Simon and Sally are happy to make suggestions to help you plan your holiday activities and adventures on farm, within the local Tiniroto area or further afield to help you make the most of your time in our beautiful Tairawhiti region.
Sally, when she is not helping Simon or hosting visitors from all around the world, works as a nurse manager at the local Gisborne hospital.
Simon has farmed Mahaanui since his early twenties and is still excited by the diversity and challenges the farm throws at him. You will find him 7 days a week somewhere on the farm.
Molly and Jack (twins) and Charlie.
You may meet one of Simon and Sally’s three children visiting their family home when you visit. Now young adults, Molly is sheperding on a local farm and the boys are working in the agricultural science field.
On the 27th September 1962 Peter and Robin Bennett (Simon's parents) bought the Gordons block of 1500 acres for ten pounds per acre. They called it Mahaanui which means “lots of joy and happiness”.

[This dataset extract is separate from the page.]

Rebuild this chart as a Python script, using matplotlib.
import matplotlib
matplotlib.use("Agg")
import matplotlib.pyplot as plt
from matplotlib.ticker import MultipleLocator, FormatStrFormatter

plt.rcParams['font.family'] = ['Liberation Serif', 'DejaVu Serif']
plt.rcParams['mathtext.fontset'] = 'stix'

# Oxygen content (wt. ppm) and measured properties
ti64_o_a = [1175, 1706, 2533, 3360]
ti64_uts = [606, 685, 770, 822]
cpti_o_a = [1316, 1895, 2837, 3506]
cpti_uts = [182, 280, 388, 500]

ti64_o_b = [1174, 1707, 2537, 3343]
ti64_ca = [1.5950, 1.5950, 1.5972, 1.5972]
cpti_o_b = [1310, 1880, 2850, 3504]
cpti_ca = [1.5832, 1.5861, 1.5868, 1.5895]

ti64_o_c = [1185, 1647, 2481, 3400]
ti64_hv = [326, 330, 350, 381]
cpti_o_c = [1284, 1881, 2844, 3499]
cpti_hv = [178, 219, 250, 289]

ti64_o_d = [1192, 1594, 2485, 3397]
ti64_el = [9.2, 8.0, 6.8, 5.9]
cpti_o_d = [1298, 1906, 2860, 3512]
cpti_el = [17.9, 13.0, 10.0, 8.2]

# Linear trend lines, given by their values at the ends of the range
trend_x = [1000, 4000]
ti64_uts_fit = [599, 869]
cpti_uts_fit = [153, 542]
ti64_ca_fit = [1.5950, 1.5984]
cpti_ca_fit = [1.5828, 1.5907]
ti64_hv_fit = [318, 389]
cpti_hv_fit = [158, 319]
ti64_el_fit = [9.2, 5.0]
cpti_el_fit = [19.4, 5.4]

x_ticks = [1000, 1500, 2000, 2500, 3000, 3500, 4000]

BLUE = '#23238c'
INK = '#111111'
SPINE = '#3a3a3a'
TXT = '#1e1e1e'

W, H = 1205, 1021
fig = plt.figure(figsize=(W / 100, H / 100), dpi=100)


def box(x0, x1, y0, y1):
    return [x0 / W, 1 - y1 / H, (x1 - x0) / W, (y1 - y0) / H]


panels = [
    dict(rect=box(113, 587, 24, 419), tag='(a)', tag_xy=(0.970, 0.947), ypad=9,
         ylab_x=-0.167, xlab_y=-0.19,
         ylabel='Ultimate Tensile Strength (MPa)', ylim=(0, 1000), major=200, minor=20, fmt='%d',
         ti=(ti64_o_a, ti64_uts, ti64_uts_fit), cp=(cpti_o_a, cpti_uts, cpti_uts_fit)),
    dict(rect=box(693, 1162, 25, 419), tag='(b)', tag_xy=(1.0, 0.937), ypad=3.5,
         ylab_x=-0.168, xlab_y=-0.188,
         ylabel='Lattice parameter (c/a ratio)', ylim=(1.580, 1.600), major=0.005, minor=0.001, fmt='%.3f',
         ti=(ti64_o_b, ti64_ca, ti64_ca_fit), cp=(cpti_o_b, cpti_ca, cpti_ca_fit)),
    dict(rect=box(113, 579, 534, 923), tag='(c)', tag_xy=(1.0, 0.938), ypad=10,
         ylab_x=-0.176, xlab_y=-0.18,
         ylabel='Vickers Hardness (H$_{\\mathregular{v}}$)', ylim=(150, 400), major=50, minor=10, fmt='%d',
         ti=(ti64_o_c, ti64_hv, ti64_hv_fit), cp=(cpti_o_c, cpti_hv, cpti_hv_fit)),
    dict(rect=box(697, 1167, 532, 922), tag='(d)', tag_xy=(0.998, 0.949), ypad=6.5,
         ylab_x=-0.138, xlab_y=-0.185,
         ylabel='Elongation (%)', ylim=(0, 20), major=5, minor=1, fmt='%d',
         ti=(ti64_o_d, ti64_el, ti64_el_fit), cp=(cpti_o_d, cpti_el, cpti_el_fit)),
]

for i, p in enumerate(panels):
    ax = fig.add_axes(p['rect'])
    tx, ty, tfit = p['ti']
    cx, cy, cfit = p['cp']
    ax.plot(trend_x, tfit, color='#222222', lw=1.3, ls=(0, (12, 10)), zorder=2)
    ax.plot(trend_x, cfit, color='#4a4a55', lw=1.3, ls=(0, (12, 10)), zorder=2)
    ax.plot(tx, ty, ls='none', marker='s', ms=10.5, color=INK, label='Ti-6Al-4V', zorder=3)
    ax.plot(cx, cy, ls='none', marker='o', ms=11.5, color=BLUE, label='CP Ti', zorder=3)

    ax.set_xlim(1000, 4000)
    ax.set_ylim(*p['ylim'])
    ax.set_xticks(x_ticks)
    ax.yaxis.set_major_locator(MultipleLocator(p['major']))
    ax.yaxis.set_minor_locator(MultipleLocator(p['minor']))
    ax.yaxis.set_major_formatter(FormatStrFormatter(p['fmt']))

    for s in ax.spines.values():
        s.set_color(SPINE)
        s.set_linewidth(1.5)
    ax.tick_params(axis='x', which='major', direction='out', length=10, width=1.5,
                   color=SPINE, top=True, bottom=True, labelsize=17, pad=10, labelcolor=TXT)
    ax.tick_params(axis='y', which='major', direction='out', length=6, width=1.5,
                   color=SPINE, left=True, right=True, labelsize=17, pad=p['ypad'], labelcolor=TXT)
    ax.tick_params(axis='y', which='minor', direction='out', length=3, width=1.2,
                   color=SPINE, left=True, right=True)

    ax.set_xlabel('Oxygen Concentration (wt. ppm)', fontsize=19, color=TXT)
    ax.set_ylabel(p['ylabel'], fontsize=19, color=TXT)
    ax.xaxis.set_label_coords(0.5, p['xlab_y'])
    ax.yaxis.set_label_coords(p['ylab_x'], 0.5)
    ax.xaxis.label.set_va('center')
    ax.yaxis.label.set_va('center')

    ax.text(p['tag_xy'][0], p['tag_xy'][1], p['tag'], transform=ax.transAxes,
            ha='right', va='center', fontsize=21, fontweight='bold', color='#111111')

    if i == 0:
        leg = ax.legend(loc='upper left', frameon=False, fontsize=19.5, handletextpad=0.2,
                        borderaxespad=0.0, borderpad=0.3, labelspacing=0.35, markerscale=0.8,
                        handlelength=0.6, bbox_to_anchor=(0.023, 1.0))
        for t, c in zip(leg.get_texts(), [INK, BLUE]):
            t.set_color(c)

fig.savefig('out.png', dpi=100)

There were only 7 large paddocks and just one was cleared of scrub and fenced well enough to hold stock. They bought 800 ewes (mature sheep) 150 hoggets (young sheep) and 200 cattle with them to start their farming enterprise.

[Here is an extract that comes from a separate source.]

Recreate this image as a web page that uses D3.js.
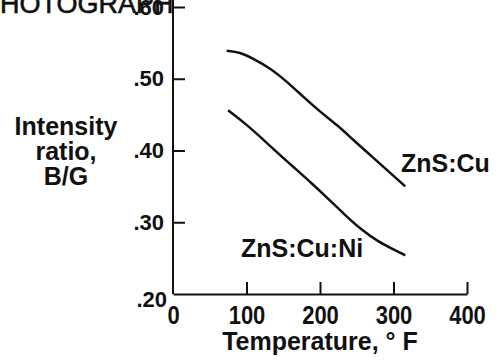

Peter and the scrub-cutting gangs spent the next few years clearing scrub, fencing new paddocks, applying fertiliser and grass seed until the land was able to be farmed more effectively.
They built their new home in 1967 and the cottage went to a local Maori family, Gilbert and Emma Waipari who worked alongside the Bennett's for 35 years. Peter and Robin had 4 children who all loved the farm environment and spent a lot of time on their horses galloping around the farm and jumping the fences instead of getting off to open all the gates.
Simon worked with his parents on Mahaanui after he left school and he and Sally bought into the farm in 1995. They have three children now in their mid twenties who all have farming related careers and visit Mahaanui often. Sally works as a nurse part time at the local hospital, helps on the farm and they both love sharing the Mahaanui experience with their visiting guests.